### Provided material
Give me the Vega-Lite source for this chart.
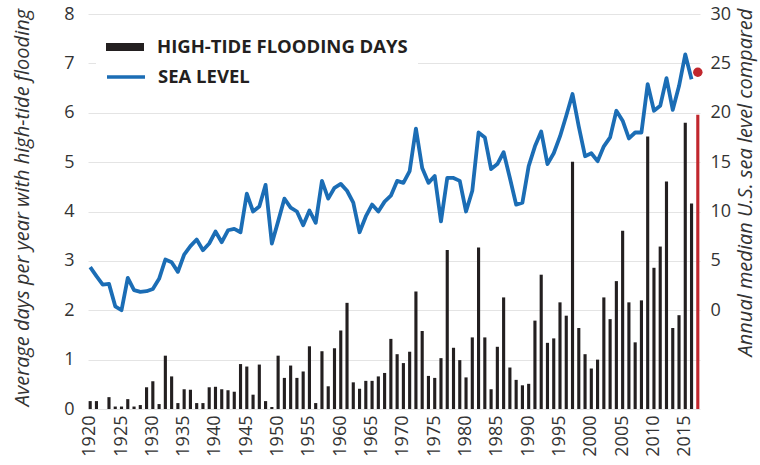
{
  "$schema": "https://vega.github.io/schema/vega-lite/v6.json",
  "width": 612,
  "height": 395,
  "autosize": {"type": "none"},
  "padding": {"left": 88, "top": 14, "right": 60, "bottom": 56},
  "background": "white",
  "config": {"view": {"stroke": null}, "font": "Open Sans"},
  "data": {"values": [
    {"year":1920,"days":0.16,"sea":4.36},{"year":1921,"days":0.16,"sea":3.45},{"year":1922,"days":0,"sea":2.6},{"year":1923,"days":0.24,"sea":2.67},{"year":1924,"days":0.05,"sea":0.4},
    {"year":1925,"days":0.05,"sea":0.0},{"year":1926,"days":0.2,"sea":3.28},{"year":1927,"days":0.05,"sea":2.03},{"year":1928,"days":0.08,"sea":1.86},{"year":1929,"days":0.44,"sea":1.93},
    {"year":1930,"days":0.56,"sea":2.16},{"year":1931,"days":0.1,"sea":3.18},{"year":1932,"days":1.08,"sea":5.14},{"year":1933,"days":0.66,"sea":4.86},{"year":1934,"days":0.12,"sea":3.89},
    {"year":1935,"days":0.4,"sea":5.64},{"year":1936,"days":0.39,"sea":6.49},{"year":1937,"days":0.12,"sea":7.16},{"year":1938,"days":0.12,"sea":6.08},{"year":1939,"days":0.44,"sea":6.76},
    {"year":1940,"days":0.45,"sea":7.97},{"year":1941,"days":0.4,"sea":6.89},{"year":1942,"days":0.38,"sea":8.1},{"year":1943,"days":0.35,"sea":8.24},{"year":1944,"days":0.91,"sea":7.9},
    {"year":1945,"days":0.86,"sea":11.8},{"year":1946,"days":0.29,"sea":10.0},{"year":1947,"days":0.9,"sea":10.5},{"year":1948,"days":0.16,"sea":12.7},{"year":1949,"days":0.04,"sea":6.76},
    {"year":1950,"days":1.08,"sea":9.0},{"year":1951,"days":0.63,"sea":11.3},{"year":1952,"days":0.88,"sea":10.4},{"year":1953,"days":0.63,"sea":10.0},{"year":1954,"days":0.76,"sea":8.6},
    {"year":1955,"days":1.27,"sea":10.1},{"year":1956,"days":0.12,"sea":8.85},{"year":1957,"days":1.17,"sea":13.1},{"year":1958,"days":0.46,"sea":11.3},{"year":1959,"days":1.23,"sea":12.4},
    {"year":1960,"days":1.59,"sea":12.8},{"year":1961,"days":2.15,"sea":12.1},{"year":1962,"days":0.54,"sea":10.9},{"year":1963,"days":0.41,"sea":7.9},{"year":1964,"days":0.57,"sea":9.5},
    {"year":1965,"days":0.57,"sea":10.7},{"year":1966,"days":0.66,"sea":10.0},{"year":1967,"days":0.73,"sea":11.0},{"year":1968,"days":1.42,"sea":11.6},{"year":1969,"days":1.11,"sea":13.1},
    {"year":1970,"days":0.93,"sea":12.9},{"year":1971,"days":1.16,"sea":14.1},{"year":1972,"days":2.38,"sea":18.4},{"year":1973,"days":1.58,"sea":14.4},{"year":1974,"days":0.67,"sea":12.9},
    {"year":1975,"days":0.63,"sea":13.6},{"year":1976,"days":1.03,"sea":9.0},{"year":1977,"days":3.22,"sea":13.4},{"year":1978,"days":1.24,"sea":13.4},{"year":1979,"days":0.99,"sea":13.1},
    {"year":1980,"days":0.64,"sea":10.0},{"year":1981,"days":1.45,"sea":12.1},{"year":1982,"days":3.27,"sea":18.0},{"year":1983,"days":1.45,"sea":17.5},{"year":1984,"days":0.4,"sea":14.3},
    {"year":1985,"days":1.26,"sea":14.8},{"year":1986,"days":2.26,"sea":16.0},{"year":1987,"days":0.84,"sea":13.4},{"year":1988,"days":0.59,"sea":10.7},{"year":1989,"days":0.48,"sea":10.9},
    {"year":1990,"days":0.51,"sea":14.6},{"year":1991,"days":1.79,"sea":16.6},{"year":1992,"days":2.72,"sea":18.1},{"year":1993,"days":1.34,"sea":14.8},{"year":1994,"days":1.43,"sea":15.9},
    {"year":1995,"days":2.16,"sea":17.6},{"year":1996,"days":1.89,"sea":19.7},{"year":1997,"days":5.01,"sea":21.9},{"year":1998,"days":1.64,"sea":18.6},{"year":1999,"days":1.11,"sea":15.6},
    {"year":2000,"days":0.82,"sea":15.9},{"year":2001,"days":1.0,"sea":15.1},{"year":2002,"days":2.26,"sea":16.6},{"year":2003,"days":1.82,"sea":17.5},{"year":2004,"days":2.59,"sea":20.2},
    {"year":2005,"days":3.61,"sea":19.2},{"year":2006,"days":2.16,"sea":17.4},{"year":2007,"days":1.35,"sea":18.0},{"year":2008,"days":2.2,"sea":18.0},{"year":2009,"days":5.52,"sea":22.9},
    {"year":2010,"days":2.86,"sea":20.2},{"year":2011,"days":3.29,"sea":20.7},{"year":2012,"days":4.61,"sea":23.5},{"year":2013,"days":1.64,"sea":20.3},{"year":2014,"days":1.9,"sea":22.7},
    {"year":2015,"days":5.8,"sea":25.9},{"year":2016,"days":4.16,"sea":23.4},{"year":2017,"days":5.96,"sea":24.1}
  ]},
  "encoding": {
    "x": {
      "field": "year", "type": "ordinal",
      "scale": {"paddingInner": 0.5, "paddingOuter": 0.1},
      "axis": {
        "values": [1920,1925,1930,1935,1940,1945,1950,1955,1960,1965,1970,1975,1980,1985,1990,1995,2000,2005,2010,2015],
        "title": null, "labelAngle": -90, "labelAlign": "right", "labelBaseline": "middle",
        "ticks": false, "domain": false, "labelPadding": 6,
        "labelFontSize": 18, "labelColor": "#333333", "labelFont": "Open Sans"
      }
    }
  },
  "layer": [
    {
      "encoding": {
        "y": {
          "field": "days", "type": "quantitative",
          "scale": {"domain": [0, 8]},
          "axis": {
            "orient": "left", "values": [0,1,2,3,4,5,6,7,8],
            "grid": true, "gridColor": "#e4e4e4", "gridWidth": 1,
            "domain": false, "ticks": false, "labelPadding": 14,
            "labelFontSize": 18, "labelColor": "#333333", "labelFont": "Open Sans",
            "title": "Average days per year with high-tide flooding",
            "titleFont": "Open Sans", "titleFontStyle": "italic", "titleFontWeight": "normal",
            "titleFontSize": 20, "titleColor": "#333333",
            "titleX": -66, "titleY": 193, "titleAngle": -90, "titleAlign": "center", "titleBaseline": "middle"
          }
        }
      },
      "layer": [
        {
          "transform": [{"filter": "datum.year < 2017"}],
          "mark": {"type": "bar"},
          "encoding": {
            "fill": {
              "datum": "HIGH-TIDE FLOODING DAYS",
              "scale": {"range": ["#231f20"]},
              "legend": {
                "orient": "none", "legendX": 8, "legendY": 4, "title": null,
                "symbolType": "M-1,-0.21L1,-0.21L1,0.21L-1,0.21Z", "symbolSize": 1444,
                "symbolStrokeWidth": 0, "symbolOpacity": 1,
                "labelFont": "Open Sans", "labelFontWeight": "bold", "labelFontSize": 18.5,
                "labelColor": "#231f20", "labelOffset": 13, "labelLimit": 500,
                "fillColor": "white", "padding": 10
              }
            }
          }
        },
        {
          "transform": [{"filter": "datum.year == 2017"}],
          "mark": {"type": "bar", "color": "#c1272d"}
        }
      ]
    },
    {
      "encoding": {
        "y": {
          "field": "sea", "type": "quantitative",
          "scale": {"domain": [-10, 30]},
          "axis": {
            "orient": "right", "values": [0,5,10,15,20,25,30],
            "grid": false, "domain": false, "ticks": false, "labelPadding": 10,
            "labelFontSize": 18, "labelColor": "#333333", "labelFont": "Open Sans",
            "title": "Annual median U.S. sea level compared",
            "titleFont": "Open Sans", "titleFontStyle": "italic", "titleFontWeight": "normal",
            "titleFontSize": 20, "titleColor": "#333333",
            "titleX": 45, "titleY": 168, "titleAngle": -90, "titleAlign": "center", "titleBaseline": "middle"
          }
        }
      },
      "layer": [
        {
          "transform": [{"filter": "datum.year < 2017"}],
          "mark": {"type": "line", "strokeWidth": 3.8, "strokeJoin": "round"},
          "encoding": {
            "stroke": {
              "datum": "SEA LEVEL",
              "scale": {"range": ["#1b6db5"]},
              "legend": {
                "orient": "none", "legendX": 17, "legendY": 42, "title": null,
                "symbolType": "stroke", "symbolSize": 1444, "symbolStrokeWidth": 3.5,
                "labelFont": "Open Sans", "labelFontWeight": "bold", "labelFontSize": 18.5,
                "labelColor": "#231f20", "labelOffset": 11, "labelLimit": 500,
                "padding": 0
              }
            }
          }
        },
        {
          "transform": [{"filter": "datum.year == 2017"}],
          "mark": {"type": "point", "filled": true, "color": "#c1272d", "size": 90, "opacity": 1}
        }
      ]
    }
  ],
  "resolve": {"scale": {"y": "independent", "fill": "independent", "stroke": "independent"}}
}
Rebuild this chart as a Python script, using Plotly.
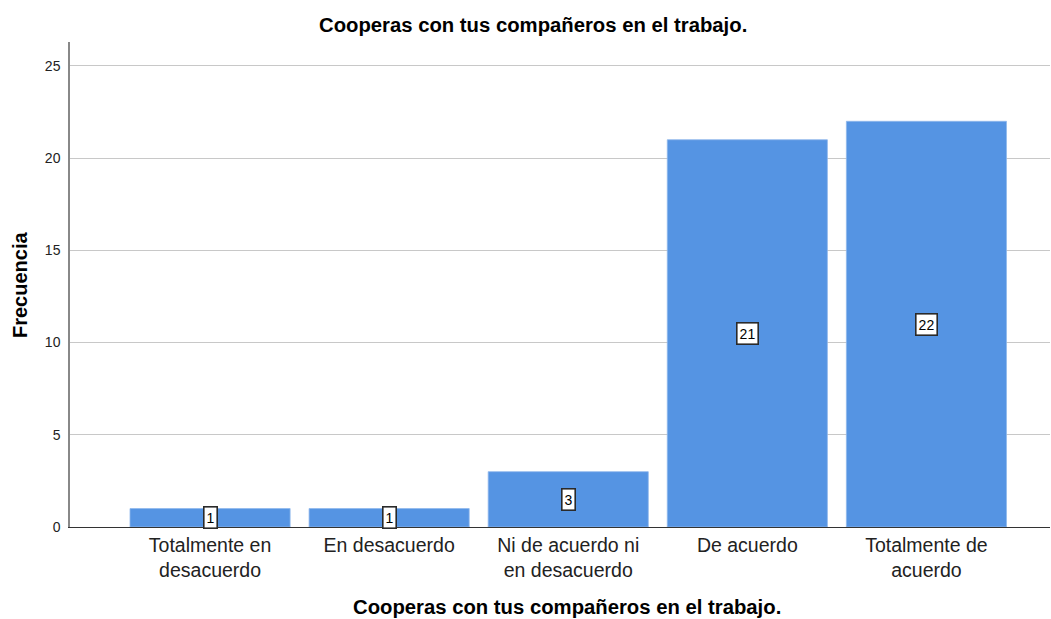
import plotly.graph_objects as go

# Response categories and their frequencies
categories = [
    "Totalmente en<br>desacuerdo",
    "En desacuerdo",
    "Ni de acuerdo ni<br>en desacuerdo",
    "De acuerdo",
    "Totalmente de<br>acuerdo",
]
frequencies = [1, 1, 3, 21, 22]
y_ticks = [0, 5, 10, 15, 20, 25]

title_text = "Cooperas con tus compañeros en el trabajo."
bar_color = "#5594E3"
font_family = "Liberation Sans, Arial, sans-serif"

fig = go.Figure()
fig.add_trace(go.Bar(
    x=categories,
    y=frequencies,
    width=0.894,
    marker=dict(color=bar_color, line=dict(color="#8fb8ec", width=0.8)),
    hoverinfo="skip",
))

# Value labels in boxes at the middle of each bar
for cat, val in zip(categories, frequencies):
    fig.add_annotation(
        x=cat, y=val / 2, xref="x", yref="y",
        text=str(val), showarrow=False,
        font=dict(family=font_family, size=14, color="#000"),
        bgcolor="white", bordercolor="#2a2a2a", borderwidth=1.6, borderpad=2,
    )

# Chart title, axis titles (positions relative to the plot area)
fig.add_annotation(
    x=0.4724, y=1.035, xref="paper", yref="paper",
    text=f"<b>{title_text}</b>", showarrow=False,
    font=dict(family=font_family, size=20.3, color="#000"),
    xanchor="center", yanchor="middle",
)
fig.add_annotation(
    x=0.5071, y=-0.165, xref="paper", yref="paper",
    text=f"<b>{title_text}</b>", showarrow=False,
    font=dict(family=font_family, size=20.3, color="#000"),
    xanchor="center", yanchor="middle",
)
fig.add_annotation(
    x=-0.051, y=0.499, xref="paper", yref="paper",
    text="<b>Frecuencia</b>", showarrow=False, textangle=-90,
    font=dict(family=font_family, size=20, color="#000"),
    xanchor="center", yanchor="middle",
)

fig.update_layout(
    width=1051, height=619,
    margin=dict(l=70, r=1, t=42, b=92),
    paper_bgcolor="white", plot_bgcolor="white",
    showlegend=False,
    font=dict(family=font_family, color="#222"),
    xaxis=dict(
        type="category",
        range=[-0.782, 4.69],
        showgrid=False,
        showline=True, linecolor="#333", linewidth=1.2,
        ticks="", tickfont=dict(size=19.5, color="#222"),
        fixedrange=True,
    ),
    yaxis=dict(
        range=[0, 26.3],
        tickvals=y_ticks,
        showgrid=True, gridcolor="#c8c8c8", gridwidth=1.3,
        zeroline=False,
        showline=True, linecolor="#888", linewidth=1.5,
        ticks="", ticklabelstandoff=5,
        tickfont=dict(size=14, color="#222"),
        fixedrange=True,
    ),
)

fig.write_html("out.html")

### Given problem
Make an exact copy of the lines from the one with "Rebuild this chart" through the one with "import plotly.graph_objects as go", both ends in, and nothing else. Drop every picture.

### Reply
Rebuild this chart as a Python script, using Plotly.
import plotly.graph_objects as go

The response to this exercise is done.